* BEGIN Extracted data *
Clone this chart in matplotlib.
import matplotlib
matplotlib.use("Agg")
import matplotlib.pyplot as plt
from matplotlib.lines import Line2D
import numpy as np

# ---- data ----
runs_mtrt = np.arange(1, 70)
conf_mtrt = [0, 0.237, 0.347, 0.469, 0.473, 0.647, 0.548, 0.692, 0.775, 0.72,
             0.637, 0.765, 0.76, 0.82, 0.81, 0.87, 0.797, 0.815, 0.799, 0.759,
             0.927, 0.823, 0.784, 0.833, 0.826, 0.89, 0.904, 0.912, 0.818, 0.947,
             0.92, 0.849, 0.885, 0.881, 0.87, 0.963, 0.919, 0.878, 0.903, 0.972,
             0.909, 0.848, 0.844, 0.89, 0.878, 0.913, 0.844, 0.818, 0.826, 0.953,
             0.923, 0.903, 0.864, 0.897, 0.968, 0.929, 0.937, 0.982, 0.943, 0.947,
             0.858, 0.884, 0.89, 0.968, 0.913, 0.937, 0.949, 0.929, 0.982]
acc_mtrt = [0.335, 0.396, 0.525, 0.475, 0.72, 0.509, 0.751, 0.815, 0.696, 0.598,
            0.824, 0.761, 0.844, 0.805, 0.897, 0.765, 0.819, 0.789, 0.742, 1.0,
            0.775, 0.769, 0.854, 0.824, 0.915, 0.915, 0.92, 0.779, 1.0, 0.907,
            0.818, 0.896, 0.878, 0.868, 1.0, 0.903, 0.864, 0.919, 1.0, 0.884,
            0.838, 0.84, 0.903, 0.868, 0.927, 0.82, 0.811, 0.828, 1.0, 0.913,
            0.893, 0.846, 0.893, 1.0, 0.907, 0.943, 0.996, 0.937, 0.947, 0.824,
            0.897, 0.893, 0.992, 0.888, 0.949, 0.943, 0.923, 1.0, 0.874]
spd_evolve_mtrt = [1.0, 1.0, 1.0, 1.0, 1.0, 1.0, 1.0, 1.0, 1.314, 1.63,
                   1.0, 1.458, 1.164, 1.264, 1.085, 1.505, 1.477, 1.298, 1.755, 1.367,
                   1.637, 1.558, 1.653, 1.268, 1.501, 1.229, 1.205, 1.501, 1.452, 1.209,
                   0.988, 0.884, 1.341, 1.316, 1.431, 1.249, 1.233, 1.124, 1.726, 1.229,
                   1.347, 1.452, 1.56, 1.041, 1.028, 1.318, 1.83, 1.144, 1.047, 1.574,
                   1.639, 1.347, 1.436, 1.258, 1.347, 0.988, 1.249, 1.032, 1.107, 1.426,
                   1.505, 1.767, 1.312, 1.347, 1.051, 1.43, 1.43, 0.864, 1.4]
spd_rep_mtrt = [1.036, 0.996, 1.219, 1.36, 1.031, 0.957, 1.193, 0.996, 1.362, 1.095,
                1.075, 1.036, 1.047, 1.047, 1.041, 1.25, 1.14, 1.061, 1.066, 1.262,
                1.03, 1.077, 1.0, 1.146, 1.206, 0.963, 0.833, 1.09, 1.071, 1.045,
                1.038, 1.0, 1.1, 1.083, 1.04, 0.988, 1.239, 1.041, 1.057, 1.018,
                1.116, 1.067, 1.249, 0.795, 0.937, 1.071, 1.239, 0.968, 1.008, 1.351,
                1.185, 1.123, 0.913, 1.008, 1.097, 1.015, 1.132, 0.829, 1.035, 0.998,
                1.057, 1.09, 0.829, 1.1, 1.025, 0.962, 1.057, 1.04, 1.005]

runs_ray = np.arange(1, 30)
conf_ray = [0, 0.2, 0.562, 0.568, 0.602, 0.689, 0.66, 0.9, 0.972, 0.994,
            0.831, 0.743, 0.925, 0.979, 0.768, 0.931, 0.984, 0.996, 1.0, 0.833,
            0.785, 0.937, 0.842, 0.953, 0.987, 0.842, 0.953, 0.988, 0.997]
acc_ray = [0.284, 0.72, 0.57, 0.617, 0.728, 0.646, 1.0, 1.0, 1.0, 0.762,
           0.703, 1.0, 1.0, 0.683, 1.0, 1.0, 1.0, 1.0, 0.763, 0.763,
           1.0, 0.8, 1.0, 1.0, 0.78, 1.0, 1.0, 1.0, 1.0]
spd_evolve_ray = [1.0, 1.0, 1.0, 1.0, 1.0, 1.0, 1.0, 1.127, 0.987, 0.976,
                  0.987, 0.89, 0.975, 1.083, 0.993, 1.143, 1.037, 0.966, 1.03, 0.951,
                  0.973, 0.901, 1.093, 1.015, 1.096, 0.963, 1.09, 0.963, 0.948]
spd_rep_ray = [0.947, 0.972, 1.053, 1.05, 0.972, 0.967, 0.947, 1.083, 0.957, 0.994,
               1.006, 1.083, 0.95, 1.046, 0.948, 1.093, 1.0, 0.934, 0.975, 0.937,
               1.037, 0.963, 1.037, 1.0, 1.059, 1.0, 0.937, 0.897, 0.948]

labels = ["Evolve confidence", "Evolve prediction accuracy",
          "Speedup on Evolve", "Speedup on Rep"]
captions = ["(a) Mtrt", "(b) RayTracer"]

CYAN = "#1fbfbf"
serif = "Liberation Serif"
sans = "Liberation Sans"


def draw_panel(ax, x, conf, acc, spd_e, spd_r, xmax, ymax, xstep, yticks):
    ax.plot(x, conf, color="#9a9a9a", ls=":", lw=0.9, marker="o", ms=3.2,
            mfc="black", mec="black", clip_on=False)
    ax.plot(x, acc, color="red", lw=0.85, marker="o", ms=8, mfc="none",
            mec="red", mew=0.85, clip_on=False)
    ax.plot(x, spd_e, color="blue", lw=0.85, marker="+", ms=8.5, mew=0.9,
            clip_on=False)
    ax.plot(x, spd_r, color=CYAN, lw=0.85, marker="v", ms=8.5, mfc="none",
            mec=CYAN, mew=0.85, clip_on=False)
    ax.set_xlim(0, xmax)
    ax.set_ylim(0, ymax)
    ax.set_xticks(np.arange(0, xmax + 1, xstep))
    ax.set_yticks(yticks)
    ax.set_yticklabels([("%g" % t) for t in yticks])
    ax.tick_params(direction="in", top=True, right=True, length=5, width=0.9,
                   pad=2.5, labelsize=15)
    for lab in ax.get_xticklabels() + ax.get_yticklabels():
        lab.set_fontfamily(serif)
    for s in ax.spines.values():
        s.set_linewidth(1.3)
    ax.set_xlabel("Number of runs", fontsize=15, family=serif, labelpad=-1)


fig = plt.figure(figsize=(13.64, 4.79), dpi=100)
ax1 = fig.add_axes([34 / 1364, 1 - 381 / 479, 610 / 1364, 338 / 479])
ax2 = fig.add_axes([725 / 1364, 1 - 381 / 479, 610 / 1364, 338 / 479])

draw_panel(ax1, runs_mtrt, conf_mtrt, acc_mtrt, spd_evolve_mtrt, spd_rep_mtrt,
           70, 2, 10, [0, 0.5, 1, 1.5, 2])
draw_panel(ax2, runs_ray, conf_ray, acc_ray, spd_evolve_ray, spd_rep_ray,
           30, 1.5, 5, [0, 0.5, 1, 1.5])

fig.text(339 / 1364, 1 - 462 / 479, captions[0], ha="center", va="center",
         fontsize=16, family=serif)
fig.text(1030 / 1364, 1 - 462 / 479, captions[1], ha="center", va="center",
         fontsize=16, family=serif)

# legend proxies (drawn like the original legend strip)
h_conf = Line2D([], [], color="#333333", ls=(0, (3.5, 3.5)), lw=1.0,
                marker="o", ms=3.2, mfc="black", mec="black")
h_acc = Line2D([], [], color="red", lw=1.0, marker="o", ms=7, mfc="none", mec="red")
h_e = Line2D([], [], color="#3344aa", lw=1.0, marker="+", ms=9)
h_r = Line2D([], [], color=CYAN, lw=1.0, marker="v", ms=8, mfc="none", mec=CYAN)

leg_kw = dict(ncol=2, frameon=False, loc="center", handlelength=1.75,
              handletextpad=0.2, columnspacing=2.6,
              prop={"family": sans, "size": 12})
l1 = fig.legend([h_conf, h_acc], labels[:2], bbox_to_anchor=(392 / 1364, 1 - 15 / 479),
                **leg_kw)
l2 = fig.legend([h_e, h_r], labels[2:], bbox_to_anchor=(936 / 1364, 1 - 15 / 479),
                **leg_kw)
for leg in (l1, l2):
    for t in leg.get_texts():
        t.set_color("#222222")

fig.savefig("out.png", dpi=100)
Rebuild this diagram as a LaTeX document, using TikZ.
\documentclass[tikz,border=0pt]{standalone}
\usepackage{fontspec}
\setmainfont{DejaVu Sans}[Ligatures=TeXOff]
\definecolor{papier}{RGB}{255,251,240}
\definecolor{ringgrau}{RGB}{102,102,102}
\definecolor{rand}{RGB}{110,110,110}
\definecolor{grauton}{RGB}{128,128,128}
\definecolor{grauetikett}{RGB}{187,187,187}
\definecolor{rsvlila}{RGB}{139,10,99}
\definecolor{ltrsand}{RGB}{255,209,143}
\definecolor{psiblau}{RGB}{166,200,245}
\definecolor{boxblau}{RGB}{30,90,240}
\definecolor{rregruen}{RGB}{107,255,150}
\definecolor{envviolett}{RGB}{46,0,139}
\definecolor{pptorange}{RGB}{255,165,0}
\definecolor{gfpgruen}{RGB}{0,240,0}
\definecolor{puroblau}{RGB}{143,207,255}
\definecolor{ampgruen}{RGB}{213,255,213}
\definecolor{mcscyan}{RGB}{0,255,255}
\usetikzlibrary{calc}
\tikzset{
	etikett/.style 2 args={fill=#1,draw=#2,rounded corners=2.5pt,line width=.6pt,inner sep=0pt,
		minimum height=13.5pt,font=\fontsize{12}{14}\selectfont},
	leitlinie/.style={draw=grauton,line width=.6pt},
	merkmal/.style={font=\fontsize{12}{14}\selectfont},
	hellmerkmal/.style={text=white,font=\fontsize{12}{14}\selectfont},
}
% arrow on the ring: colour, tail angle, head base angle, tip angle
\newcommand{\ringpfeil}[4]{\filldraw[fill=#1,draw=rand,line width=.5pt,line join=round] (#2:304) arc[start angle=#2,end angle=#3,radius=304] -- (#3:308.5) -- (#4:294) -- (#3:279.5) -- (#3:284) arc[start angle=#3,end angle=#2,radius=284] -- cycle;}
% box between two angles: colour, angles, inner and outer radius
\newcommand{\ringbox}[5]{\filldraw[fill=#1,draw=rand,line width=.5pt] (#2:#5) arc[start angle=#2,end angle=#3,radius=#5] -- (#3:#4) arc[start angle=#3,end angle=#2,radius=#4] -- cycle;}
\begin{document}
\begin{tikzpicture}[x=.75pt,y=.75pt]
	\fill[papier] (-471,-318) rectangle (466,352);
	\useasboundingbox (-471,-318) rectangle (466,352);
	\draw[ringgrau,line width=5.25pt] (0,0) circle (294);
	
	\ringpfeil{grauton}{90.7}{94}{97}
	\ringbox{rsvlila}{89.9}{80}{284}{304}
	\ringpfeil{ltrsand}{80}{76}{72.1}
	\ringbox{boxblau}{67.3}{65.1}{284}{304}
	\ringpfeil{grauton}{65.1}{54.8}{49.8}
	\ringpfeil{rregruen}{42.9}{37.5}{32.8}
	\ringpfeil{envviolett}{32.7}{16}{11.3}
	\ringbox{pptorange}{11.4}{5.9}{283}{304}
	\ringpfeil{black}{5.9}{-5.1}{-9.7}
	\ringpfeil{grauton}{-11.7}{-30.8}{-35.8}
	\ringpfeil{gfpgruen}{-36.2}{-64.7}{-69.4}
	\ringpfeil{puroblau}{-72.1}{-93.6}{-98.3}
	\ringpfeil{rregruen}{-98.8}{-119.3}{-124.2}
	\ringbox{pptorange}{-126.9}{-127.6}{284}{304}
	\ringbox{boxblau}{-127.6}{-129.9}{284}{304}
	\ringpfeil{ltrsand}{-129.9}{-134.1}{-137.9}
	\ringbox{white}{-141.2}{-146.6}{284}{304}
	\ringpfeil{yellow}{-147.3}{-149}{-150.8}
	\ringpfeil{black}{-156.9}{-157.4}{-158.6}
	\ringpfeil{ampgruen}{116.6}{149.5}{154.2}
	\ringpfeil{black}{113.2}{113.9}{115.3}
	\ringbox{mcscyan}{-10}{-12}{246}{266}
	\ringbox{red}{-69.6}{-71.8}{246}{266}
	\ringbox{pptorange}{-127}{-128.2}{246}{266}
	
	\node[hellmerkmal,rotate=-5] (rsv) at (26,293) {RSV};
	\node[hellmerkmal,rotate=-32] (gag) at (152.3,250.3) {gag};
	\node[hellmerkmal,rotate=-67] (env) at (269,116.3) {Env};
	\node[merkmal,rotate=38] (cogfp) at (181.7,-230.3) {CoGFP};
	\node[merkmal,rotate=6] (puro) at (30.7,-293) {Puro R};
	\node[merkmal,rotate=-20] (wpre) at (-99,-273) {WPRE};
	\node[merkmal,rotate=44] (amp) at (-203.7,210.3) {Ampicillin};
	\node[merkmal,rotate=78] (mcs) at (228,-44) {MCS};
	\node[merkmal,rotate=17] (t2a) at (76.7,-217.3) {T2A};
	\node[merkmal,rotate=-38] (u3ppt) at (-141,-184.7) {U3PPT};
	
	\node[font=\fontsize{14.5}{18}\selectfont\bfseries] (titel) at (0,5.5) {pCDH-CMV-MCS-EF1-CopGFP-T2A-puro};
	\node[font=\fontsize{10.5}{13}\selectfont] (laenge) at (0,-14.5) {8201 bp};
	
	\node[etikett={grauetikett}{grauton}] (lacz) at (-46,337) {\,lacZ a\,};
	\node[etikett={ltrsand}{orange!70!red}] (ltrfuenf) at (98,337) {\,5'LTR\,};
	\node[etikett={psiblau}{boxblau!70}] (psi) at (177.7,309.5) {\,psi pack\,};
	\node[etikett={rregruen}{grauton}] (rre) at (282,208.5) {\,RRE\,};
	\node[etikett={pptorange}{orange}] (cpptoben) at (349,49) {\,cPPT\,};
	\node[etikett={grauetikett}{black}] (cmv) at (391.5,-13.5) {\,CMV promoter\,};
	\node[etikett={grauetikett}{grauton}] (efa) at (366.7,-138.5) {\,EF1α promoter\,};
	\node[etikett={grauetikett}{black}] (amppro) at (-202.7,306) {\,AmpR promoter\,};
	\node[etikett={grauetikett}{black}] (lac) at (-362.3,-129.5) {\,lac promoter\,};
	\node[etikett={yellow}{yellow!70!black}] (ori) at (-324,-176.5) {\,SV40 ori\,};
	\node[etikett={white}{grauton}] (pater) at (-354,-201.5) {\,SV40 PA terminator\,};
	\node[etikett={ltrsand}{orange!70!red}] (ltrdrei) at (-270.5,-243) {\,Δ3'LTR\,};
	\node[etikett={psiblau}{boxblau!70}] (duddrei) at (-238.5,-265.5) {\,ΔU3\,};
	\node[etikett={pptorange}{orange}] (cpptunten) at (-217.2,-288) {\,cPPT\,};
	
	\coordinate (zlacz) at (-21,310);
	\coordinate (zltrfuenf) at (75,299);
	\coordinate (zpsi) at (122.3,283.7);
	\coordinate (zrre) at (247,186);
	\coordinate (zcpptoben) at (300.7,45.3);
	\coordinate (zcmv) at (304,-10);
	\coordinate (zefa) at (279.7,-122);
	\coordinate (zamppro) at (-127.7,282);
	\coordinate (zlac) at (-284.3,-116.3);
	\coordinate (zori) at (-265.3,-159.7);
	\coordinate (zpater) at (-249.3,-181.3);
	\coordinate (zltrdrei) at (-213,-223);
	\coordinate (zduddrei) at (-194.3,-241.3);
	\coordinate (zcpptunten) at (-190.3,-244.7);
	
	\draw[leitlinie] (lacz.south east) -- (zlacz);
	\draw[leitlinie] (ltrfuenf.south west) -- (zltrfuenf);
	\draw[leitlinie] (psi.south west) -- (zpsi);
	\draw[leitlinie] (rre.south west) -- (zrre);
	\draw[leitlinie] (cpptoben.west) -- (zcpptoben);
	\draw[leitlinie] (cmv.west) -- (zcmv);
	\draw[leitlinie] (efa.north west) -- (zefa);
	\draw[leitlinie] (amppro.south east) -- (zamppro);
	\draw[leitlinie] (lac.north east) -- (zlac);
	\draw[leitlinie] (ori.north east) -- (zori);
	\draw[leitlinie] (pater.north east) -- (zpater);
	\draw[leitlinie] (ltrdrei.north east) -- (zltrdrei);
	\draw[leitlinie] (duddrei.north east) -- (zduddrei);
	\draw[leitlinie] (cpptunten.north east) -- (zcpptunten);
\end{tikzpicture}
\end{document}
* END Extracted data *
Quote exactly the first line of the entries and every line after it, stopping with the line that contains "import numpy as np".

• **Result for this task**:
Clone this chart in matplotlib.
import matplotlib
matplotlib.use("Agg")
import matplotlib.pyplot as plt
from matplotlib.lines import Line2D
import numpy as np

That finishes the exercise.